Artist:  Zacharias Kunuk & Isuma Productions
Title:  "Qaggiq (gathering Place)"
Language:  Inuktitut with English (Subtitles)
Year:  1989
Runtime:  58 minutes 22 seconds
Size: 222 MB
Summary:  A late-winter Inuit camp in the 1930's. Four families build a qaggiq, a large communal igloo, to celebrate the coming of spring with games, singing and drum dancing. A young man seeks a wife. The girl's father says no, but her mother says yes...

Qaggiq is a part of the Unikaatuatiit (Story Tellers) Series.

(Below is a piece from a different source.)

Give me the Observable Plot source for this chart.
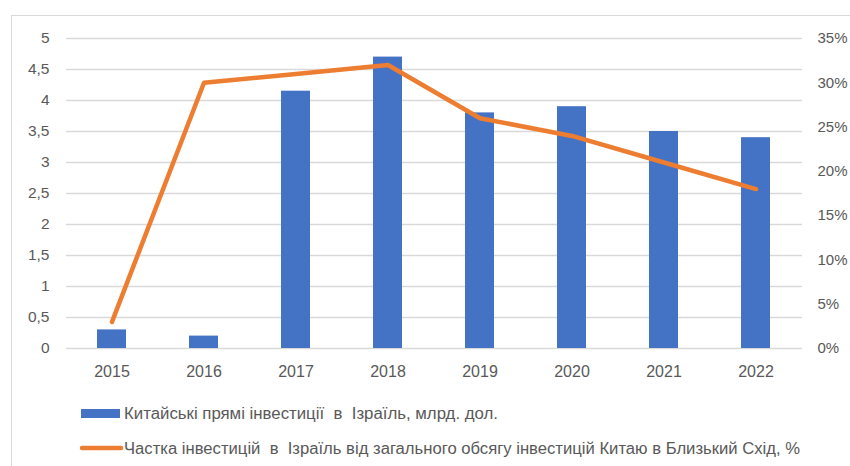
<!DOCTYPE html>
<html>
<head>
<meta charset="utf-8">
<script src="https://cdn.jsdelivr.net/npm/d3@7"></script>
<script src="https://cdn.jsdelivr.net/npm/@observablehq/plot@0.6"></script>
<style>
  html, body { margin: 0; padding: 0; background: #fff; }
  #wrap { position: relative; width: 850px; height: 466px; overflow: hidden; background: #fff; }
  #frame { position: absolute; left: 10.5px; top: 14.5px; width: 850px; height: 470px;
           border-top: 1.5px solid #d9d9d9; border-left: 1.5px solid #d9d9d9; pointer-events: none; }
  #chart { position: absolute; left: 0; top: 0; }
  #legend { position: absolute; left: 0; top: 390px; }
</style>
</head>
<body>
<div id="wrap">
  <div id="frame"></div>
  <div id="chart"></div>
  <div id="legend"></div>
</div>
<script>
const years = ["2015", "2016", "2017", "2018", "2019", "2020", "2021", "2022"];
const investment = [0.3, 0.2, 4.15, 4.7, 3.8, 3.9, 3.5, 3.4];   // млрд. дол.
const share = [3, 30, 31, 32, 26, 24, 21, 18];                  // %
const leftTicks = [0, 0.5, 1, 1.5, 2, 2.5, 3, 3.5, 4, 4.5, 5];
const rightTicks = [0, 5, 10, 15, 20, 25, 30, 35];
const seriesNames = [
  "Китайські прямі інвестиції  в  Ізраїль, млрд. дол.",
  "Частка інвестицій  в  Ізраїль від загального обсягу інвестицій Китаю в Близький Схід, %"
];
const colors = ["#4472c4", "#ed7d31"];

const rightMax = 35, leftMax = 5;
const toLeft = v => v * leftMax / rightMax;

const data = years.map((y, i) => ({year: y, inv: investment[i], share: share[i]}));

const font = "'Liberation Sans', Arial, sans-serif";

const chart = Plot.plot({
  width: 850,
  height: 390,
  marginLeft: 66,
  marginRight: 48,
  marginTop: 38,
  marginBottom: 42,
  style: {fontFamily: font, fontSize: "15.5px", color: "#595959", background: "transparent"},
  x: {domain: years, paddingInner: 0.68, paddingOuter: 0.34, axis: null, label: null},
  y: {domain: [0, leftMax], axis: null, label: null},
  marks: [
    Plot.gridY(leftTicks, {stroke: "#d9d9d9", strokeOpacity: 1, strokeWidth: 1.5}),
    Plot.axisY(leftTicks, {anchor: "left", tickSize: 0, tickPadding: 17, label: null,
      tickFormat: d => String(d).replace(".", ","), fill: "#595959", fontSize: 15.5}),
    Plot.axisY(rightTicks.map(toLeft), {anchor: "right", tickSize: 0, tickPadding: 15, label: null,
      tickFormat: d => Math.round(d * rightMax / leftMax) + "%", fill: "#595959", fontSize: 15, textAnchor: "start"}),
    Plot.axisX(years, {anchor: "bottom", tickSize: 0, tickPadding: 17, label: null, fill: "#595959", fontSize: 16}),
    Plot.barY(data, {x: "year", y: "inv", fill: colors[0]}),
    Plot.line(data, {x: "year", y: d => toLeft(d.share), stroke: colors[1], strokeWidth: 4.5,
      strokeLinecap: "round", strokeLinejoin: "round"})
  ]
});
document.getElementById("chart").appendChild(chart);

// Legend
const ns = "http://www.w3.org/2000/svg";
const leg = document.createElementNS(ns, "svg");
leg.setAttribute("width", 850);
leg.setAttribute("height", 76);
leg.style.fontFamily = font;
const items = [
  {type: "rect", textX: 124, baseline: 29, symY: 23.5, len: 374},
  {type: "line", textX: 124, baseline: 64, symY: 58, len: 676}
];
items.forEach((it, i) => {
  if (it.type === "rect") {
    const r = document.createElementNS(ns, "rect");
    r.setAttribute("x", 81); r.setAttribute("y", it.symY - 4.5);
    r.setAttribute("width", 39); r.setAttribute("height", 9);
    r.setAttribute("fill", colors[i]);
    leg.appendChild(r);
  } else {
    const l = document.createElementNS(ns, "line");
    l.setAttribute("x1", 82); l.setAttribute("x2", 121);
    l.setAttribute("y1", it.symY); l.setAttribute("y2", it.symY);
    l.setAttribute("stroke", colors[i]); l.setAttribute("stroke-width", 4.5);
    l.setAttribute("stroke-linecap", "round");
    leg.appendChild(l);
  }
  const t = document.createElementNS(ns, "text");
  t.setAttribute("x", it.textX); t.setAttribute("y", it.baseline);
  t.setAttribute("fill", "#595959");
  t.setAttribute("font-size", 16);
  t.setAttribute("textLength", it.len);
  t.setAttribute("lengthAdjust", "spacingAndGlyphs");
  t.setAttribute("xml:space", "preserve");
  t.style.whiteSpace = "pre";
  t.textContent = seriesNames[i];
  leg.appendChild(t);
});
document.getElementById("legend").appendChild(leg);
</script>
</body>
</html>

About Zacharias Kunuk & Isuma Productions

Zacharias Kunuk (b. 1957, Kapuivik near Igloolik) won the Camera d’Or at Cannes 2001 for Isuma’s first feature, Atanarjuat The Fast Runner. He is president and co-founder in 1990 of Igloolik Isuma Productions, Canada’s first Inuit-owned independent production company. In 1981, Kunuk sold three sculptures in Montreal and brought home the Arctic’s first home video camera. Kunuk’s credits include the short dramas Qaggiq (Gathering Place, 1989), Nunaqpa (Going Inland, 1991) Saputi (Fish Traps, 1993) and documentaries Nipi (Voice, 1999), Nanugiurutiga (My First Polar Bear, 2001) and Kunuk Family Reunion (2004); as well as Isuma’s 13-part TV series Nunavut (Our Land, 1995), broadcast on Bravo! and exhibited at Dokumenta 11 in 2002. Having completed the documentary Kiviaq versus Canada, Kunuk is shooting his latest documentary Exile.

Kunuk is the winner of the National Arts Award, National Aboriginal Achievement Award and in 2005 was awarded the Order of Canada.